Our ontologies, on the other hand, are by their nature more curated datasets. These are mastered as RDF Turtle files and stored within GitHub. These are currently maintained by hand, although we are beginning now to transition some of our taxonomies to the PoolParty taxonomy manager. We have a build process for deploying the ontologies to our XML database where they are combined with our XML documents. During this build process we both validate the RDF as well as running SPIN rules over the datasets which can validate data elements as well as expanding the dataset with new triples from rules-based inferencing.
Semantic Puzzle: For a publisher like Nature it is somehow “natural” that Linked Data is used. How could other industries make use of these principles for information management?
Tony Hammond: The main reason for using linked data is not to do with publishing the data (and indeed many other data models are generally used for data publishing), but with the desire to join one dataset with other datasets – or rather, the data within a dataset to the data within other datasets. It is for this reason that we make use of URIs as common (global) names for data points. Linking data is not just a goal in publishing data but applies equally when consuming data from various sources and integrating over those data sources within an internal environment. Indeed, arguably, the biggest use case for linked data is within private enterprises rather than surfaced on the open web. Once that point is appreciated there is no restriction on any industry in being more disposed to using linked data than any other, and it is used as a means to maximize the data surface that a company operates over.
The biggest use case for linked data is within private enterprises rather than surfaced on the open web
Semantic Puzzle: Where are the limits of Linked Data from your perspective, and do you believe they will ever be exceeded?
Tony Hammond: The limits to using linked data are more to do with top-down vs bottom-up approaches in dealing with data, i.e. linked data vs big data, or data curation vs data crunching. Linked data makes use of global names (URIs), schemas, ontologies. It is highly structured, organized data.
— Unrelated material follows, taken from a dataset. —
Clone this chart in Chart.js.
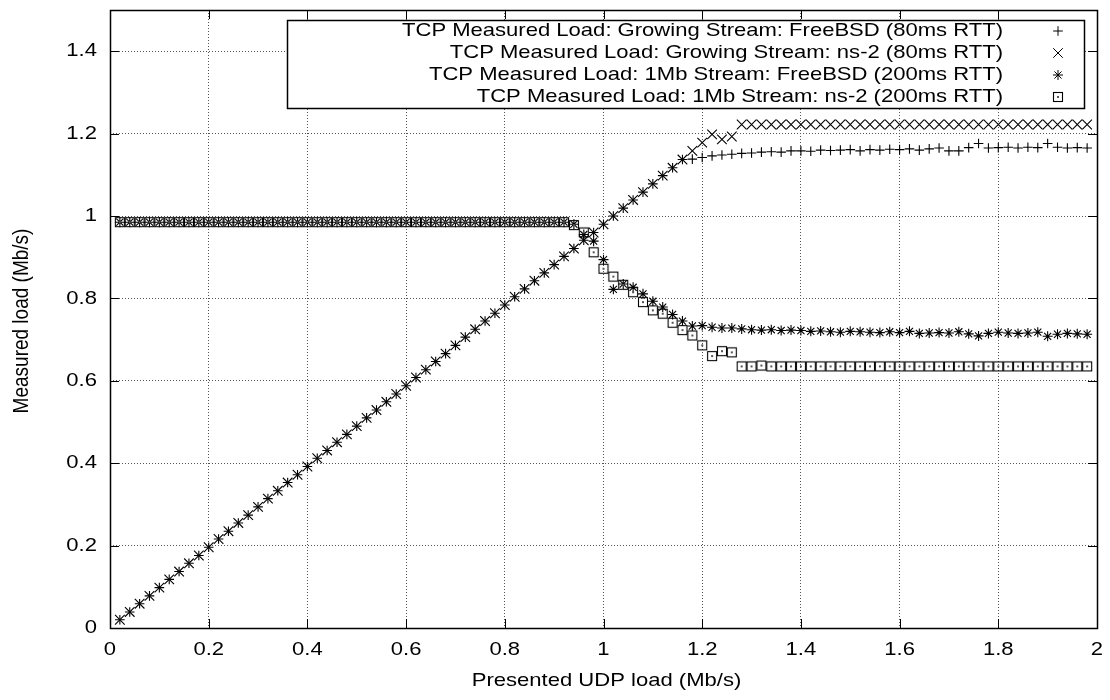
<!DOCTYPE html>
<html>
<head>
<meta charset="utf-8">
<title>TCP measured load vs presented UDP load</title>
<script src="https://cdn.jsdelivr.net/npm/chart.js@4.4.0/dist/chart.umd.min.js"></script>
<style>
  html, body { margin: 0; padding: 0; background: #fff; }
</style>
</head>
<body>
<canvas id="loadChart" width="1110" height="700"></canvas>
<script>
// presented UDP load (Mb/s), one sample every 0.02
const udpLoad = [
  0.02,0.04,0.06,0.08,0.10,0.12,0.14,0.16,0.18,0.20,
  0.22,0.24,0.26,0.28,0.30,0.32,0.34,0.36,0.38,0.40,
  0.42,0.44,0.46,0.48,0.50,0.52,0.54,0.56,0.58,0.60,
  0.62,0.64,0.66,0.68,0.70,0.72,0.74,0.76,0.78,0.80,
  0.82,0.84,0.86,0.88,0.90,0.92,0.94,0.96,0.98,1.00,
  1.02,1.04,1.06,1.08,1.10,1.12,1.14,1.16,1.18,1.20,
  1.22,1.24,1.26,1.28,1.30,1.32,1.34,1.36,1.38,1.40,
  1.42,1.44,1.46,1.48,1.50,1.52,1.54,1.56,1.58,1.60,
  1.62,1.64,1.66,1.68,1.70,1.72,1.74,1.76,1.78,1.80,
  1.82,1.84,1.86,1.88,1.90,1.92,1.94,1.96,1.98
];

// TCP Measured Load: Growing Stream: FreeBSD (80ms RTT)
const growFreeBSD = [
  0.020,0.039,0.059,0.078,0.098,0.118,0.137,0.157,0.176,0.196,
  0.216,0.235,0.255,0.274,0.294,0.314,0.333,0.353,0.372,0.392,
  0.412,0.431,0.451,0.470,0.490,0.510,0.529,0.549,0.568,0.588,
  0.608,0.627,0.647,0.666,0.686,0.706,0.725,0.745,0.764,0.784,
  0.804,0.823,0.843,0.862,0.882,0.902,0.921,0.941,0.960,0.980,
  1.000,1.019,1.039,1.058,1.078,1.098,1.117,1.137,1.138,1.142,
  1.146,1.148,1.150,1.152,1.153,1.155,1.156,1.155,1.158,1.158,
  1.157,1.160,1.159,1.160,1.161,1.158,1.161,1.160,1.162,1.161,
  1.163,1.160,1.163,1.165,1.158,1.158,1.166,1.176,1.165,1.166,
  1.167,1.165,1.167,1.166,1.176,1.167,1.165,1.166,1.165
];

// TCP Measured Load: Growing Stream: ns-2 (80ms RTT)
const growNs2 = [
  0.020,0.039,0.059,0.078,0.098,0.118,0.137,0.157,0.176,0.196,
  0.216,0.235,0.255,0.274,0.294,0.314,0.333,0.353,0.372,0.392,
  0.412,0.431,0.451,0.470,0.490,0.510,0.529,0.549,0.568,0.588,
  0.608,0.627,0.647,0.666,0.686,0.706,0.725,0.745,0.764,0.784,
  0.804,0.823,0.843,0.862,0.882,0.902,0.921,0.941,0.960,0.980,
  1.000,1.019,1.039,1.058,1.078,1.098,1.117,1.137,1.158,1.178,
  1.198,1.186,1.193,1.222,1.222,1.222,1.222,1.222,1.222,1.222,
  1.222,1.222,1.222,1.222,1.222,1.222,1.222,1.222,1.222,1.222,
  1.222,1.222,1.222,1.222,1.222,1.222,1.222,1.222,1.222,1.222,
  1.222,1.222,1.222,1.222,1.222,1.222,1.222,1.222,1.222
];

// TCP Measured Load: 1Mb Stream: FreeBSD (200ms RTT)
const oneMbFreeBSD = [
  0.985,0.985,0.985,0.985,0.985,0.985,0.985,0.985,0.985,0.985,
  0.985,0.985,0.985,0.985,0.985,0.985,0.985,0.985,0.985,0.985,
  0.985,0.985,0.985,0.985,0.985,0.985,0.985,0.985,0.985,0.985,
  0.985,0.985,0.985,0.985,0.985,0.985,0.985,0.985,0.985,0.985,
  0.985,0.985,0.985,0.985,0.985,0.985,0.980,0.955,0.939,0.894,
  0.822,0.835,0.827,0.811,0.793,0.779,0.761,0.745,0.733,0.734,
  0.730,0.728,0.728,0.726,0.724,0.723,0.724,0.722,0.723,0.722,
  0.720,0.721,0.719,0.718,0.720,0.719,0.718,0.717,0.719,0.717,
  0.720,0.715,0.716,0.717,0.716,0.719,0.714,0.709,0.715,0.718,
  0.716,0.715,0.716,0.718,0.708,0.713,0.715,0.714,0.713
];

// TCP Measured Load: 1Mb Stream: ns-2 (200ms RTT)
const oneMbNs2 = [
  0.985,0.985,0.985,0.985,0.985,0.985,0.985,0.985,0.985,0.985,
  0.985,0.985,0.985,0.985,0.985,0.985,0.985,0.985,0.985,0.985,
  0.985,0.985,0.985,0.985,0.985,0.985,0.985,0.985,0.985,0.985,
  0.985,0.985,0.985,0.985,0.985,0.985,0.985,0.985,0.985,0.985,
  0.985,0.985,0.985,0.985,0.985,0.985,0.978,0.960,0.912,0.872,
  0.853,0.833,0.815,0.791,0.771,0.763,0.741,0.723,0.710,0.686,
  0.660,0.672,0.669,0.635,0.635,0.637,0.635,0.635,0.635,0.635,
  0.635,0.635,0.635,0.635,0.635,0.635,0.635,0.635,0.635,0.635,
  0.635,0.635,0.635,0.635,0.635,0.635,0.635,0.635,0.635,0.635,
  0.635,0.635,0.635,0.635,0.635,0.635,0.635,0.635,0.635
];

const seriesLabels = [
  'TCP Measured Load: Growing Stream: FreeBSD (80ms RTT)',
  'TCP Measured Load: Growing Stream: ns-2 (80ms RTT)',
  'TCP Measured Load: 1Mb Stream: FreeBSD (200ms RTT)',
  'TCP Measured Load: 1Mb Stream: ns-2 (200ms RTT)'
];
const xTitle = 'Presented UDP load (Mb/s)';
const yTitle = 'Measured load (Mb/s)';

const FONT = '19px "Liberation Sans", Arial, Helvetica, sans-serif';
const STRETCH = 1.16; // text in the original is a bit wider than tall

// gnuplot style box with a dot in the middle
function boxMarker() {
  const c = document.createElement('canvas');
  c.width = 12; c.height = 12;
  const g = c.getContext('2d');
  g.strokeStyle = '#000';
  g.lineWidth = 1.1;
  g.strokeRect(1.5, 1.5, 9, 9);
  g.fillStyle = '#555';
  g.fillRect(5, 5, 2, 2);
  return c;
}
const boxStyle = boxMarker();

function pts(ys) {
  return udpLoad.map((x, i) => ({x: x, y: ys[i]}));
}

// gnuplot writes 1 and 2, not 1.0 and 2.0
function tickText(v) {
  return String(Number(v.toFixed(2)));
}

function stretchedText(ctx, text, x, y, align) {
  ctx.save();
  ctx.translate(x, y);
  ctx.scale(STRETCH, 1);
  ctx.textAlign = align;
  ctx.fillText(text, 0, 0);
  ctx.restore();
}

const gnuplotFrame = {
  id: 'gnuplotFrame',
  afterDraw(chart) {
    const {ctx, chartArea: a, scales: {x, y}} = chart;
    ctx.save();

    // inward tick marks on every side
    ctx.strokeStyle = '#000';
    ctx.lineWidth = 1;
    ctx.beginPath();
    x.ticks.forEach(t => {
      const px = Math.round(x.getPixelForValue(t.value)) + 0.5;
      ctx.moveTo(px, a.bottom); ctx.lineTo(px, a.bottom - 9);
      ctx.moveTo(px, a.top); ctx.lineTo(px, a.top + 9);
    });
    y.ticks.forEach(t => {
      const py = Math.round(y.getPixelForValue(t.value)) + 0.5;
      ctx.moveTo(a.left, py); ctx.lineTo(a.left + 9, py);
      ctx.moveTo(a.right, py); ctx.lineTo(a.right - 9, py);
    });
    ctx.stroke();

    ctx.lineWidth = 1.5;
    ctx.strokeRect(a.left + 0.5, a.top + 0.5, a.width, a.height);

    // tick labels
    ctx.fillStyle = '#000';
    ctx.font = FONT;
    ctx.textBaseline = 'middle';
    x.ticks.forEach(t => {
      stretchedText(ctx, tickText(t.value), x.getPixelForValue(t.value), a.bottom + 22, 'center');
    });
    y.ticks.forEach(t => {
      stretchedText(ctx, tickText(t.value), a.left - 13, y.getPixelForValue(t.value), 'right');
    });

    // axis titles
    stretchedText(ctx, xTitle, (a.left + a.right) / 2 + 3, 681, 'center');
    ctx.save();
    ctx.translate(22, (a.top + a.bottom) / 2 + 2);
    ctx.rotate(-Math.PI / 2);
    ctx.scale(1, STRETCH);
    ctx.textAlign = 'center';
    ctx.fillText(yTitle, 0, 0);
    ctx.restore();

    // key
    const kx = 287.5, ky = 20.5, kw = 797, kh = 88;
    ctx.fillStyle = '#fff';
    ctx.fillRect(kx, ky, kw, kh);
    ctx.strokeStyle = '#000';
    ctx.lineWidth = 1.5;
    ctx.strokeRect(kx, ky, kw, kh);
    ctx.fillStyle = '#000';
    chart.data.datasets.forEach((ds, i) => {
      const rowY = 31 + i * 22;
      stretchedText(ctx, ds.label, 1003, rowY, 'right');
      ctx.strokeStyle = '#000';
      ctx.lineWidth = 1;
      ctx.fillStyle = 'rgba(0,0,0,0)';
      Chart.helpers.drawPoint(ctx, {
        pointStyle: ds.pointStyle, radius: ds.pointRadius, rotation: 0, borderWidth: 1
      }, 1058, rowY);
      ctx.fillStyle = '#000';
    });

    ctx.restore();
  }
};

const ctx = document.getElementById('loadChart').getContext('2d');

const loadChart = new Chart(ctx, {
  type: 'scatter',
  data: {
    datasets: [
      { label: seriesLabels[0], data: pts(growFreeBSD), pointStyle: 'cross', pointRadius: 4.8, order: 4 },
      { label: seriesLabels[1], data: pts(growNs2), pointStyle: 'crossRot', pointRadius: 6.8, order: 3 },
      { label: seriesLabels[2], data: pts(oneMbFreeBSD), pointStyle: 'star', pointRadius: 5, order: 2 },
      { label: seriesLabels[3], data: pts(oneMbNs2), pointStyle: boxStyle, pointRadius: 5, order: 1 }
    ].map(ds => Object.assign(ds, {
      showLine: false,
      borderColor: '#000',
      backgroundColor: 'rgba(0,0,0,0)',
      pointBorderColor: '#000',
      pointBackgroundColor: 'rgba(0,0,0,0)',
      pointBorderWidth: 1.1,
      pointHoverRadius: ds.pointRadius
    }))
  },
  options: {
    responsive: false,
    animation: false,
    events: [],
    layout: { padding: { left: 0, top: 10, right: 13, bottom: 0 } },
    plugins: {
      legend: { display: false },
      tooltip: { enabled: false }
    },
    scales: {
      x: {
        type: 'linear',
        min: 0,
        max: 2,
        ticks: { stepSize: 0.2, display: false },
        grid: { color: '#555', lineWidth: 1, drawTicks: false },
        border: { display: false, dash: [1, 2] },
        afterFit: s => { s.height = 72; }
      },
      y: {
        type: 'linear',
        min: 0,
        max: 1.5,
        ticks: { stepSize: 0.2, includeBounds: false, display: false },
        grid: { color: '#555', lineWidth: 1, drawTicks: false },
        border: { display: false, dash: [1, 2] },
        afterFit: s => { s.width = 110; }
      }
    }
  },
  plugins: [gnuplotFrame]
});
</script>
</body>
</html>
Now, whether it is feasible to bring this level of organization to data at large or whether data crunching will provide the appropriate insights over the data is an open question. Our expectation is that we will still need to use ontologies – and hence linked data – as an organizing principle, or reference, to guide us in processing large datasets and for sharing those data organizations. The question may be how much human curation is required in assembling these ontologies.
Michele Pasin: On a more practical level, I’d say that the biggest problem with linked data is still its rather limited adoption on a large scale. I’m referring in particular to the data publishing and reuse aspect. On this front, we really struggled to get the levels of uptake the business was expecting from us. Consider this: we have been publishing metadata for our entire archive since 2012 (approx. 1.2m documents, resulting in almost half a billion triples). However very few people made use of these data, either in the form of bulk downloads or via the SPARQL API we once hosted (and that was then retired due to low usage). This is in stark contrast with other – arguably less flexible – services we make available, e.g. the OpenSearch APIs, or a JSON REST service, which often see significant traffic.
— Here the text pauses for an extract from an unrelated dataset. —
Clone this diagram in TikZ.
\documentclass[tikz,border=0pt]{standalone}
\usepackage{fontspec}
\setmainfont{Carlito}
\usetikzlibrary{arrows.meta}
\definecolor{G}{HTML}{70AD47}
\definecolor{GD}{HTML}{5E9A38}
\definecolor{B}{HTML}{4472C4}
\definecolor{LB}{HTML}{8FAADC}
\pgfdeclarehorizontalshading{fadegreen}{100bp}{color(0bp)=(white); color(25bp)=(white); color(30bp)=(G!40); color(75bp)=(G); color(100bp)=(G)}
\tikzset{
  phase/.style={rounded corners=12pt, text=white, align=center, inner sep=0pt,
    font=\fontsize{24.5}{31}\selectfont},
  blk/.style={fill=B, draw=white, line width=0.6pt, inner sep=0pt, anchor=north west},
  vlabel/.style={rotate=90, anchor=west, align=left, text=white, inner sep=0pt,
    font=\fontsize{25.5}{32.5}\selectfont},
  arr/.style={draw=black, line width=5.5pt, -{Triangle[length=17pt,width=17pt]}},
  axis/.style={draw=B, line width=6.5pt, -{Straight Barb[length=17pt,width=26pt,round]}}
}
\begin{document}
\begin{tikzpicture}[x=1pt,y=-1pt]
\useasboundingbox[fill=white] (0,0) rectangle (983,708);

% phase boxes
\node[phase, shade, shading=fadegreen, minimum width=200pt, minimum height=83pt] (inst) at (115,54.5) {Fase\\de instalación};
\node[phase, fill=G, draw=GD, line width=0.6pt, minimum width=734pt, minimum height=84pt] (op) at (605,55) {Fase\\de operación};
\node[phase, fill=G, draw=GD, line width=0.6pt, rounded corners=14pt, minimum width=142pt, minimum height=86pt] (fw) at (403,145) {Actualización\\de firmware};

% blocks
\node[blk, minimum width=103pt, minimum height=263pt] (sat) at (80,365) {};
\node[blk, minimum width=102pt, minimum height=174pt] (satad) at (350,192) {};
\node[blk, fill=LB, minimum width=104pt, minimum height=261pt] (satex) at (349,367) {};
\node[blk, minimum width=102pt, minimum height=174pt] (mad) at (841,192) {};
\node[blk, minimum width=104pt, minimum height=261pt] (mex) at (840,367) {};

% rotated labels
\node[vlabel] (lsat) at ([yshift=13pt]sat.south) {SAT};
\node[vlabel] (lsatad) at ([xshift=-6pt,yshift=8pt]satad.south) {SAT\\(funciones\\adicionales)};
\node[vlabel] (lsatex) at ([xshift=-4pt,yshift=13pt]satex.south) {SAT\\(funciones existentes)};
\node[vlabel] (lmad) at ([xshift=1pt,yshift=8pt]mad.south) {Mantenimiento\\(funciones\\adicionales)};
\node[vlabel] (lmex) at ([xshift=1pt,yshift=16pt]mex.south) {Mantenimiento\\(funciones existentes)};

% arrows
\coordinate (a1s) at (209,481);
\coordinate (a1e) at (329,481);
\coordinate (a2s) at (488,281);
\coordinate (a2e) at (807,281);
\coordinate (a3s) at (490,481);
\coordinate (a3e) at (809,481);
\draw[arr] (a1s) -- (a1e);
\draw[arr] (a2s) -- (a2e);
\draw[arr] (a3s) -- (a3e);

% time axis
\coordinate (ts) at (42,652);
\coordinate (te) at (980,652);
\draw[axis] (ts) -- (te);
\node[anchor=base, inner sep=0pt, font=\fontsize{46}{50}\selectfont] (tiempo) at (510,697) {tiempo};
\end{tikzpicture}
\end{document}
Last year we gave a paper at the Linked Science workshop (affiliated with ISWC 2015) with the specific intent to address the problem within that community. What seemed to emerge is that possibly this has to do with the same reason why this technology has been so useful to us. RDF is an extremely flexible and powerful model, however, when it comes to data consumption and access, the average user cares more about simplicity than flexibility. Also, outside linked data circles we all know that the standard tech for APIs is JSON and REST, rather than RDF and SPARQL.
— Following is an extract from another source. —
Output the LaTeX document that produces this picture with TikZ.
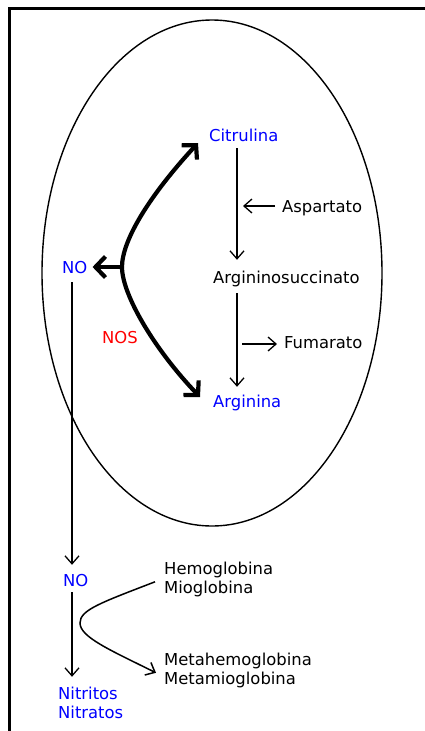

Lowering the bar to the adoption of semantic tech
The good news though is that we are seeing more initiatives aimed at bridging these two worlds. One that we are keeping an eye on, for example, is JSON-LD. The way this format hides various RDF complexities behind a familiar JSON structure makes it an ideal candidate for a linked data publishing product with a much wider user base. Which is exactly what we are looking for: lowering the bar to the adoption of semantic tech.
About Michele Pasin
Michele Pasin is an information architect and product manager with a focus on enterprise metadata management and semantic technologies.
Michele currently works for Springer Nature, a publishing company resulting from the May 2015 merger of Springer Science+Business Media and Holtzbrinck Publishing Group’s Nature Publishing Group, Palgrave Macmillan, and Macmillan Education.
He has recently taken up the role of product manager for the knowledge graph project, an initiative whose goal is to bring together various preexisting linked data repositories, plus a number of other structured and unstructured data sources, into a unified, highly integrated knowledge discovery platform. Before that, he worked on projects like nature.com’s subject pages (a dynamic section of the website that allow users to navigate content by topic) and the nature.com ontologies portal (a public repository of linked open data).
He holds a PhD in semantic web technologies from the Knowledge Media Institute (The Open University, UK) and advanced degrees in logic and philosophy of language from the University of Venice (Italy). Previously, he was a research associate at King’s College Department of Digital Humanities (London), where he developed on a number of cultural informatics projects such as the People of Medieval Scotland and the Art of Making in Antiquity. Online Portfolio: http://www.michelepasin.org/projects/.
Michele Pasin will give a keynote at this year’s SEMANTiCS conference.
About Tony Hammond
Tony Hammond is a data architect with a primary focus in the general area of machine-readable description technologies. He has been actively involved in developing industry standards for network identifiers and metadata frameworks. He has had experience working on both sides of the scientific publishing information chain, from international research centres to leading publishing houses. His background is in physics with astrophysics.
Tony currently works for Springer Nature, a publishing company resulting from the May 2015 merger of Springer Science+Business Media and Holtzbrinck Publishing Group’s Nature Publishing Group, Palgrave Macmillan, and Macmillan Education.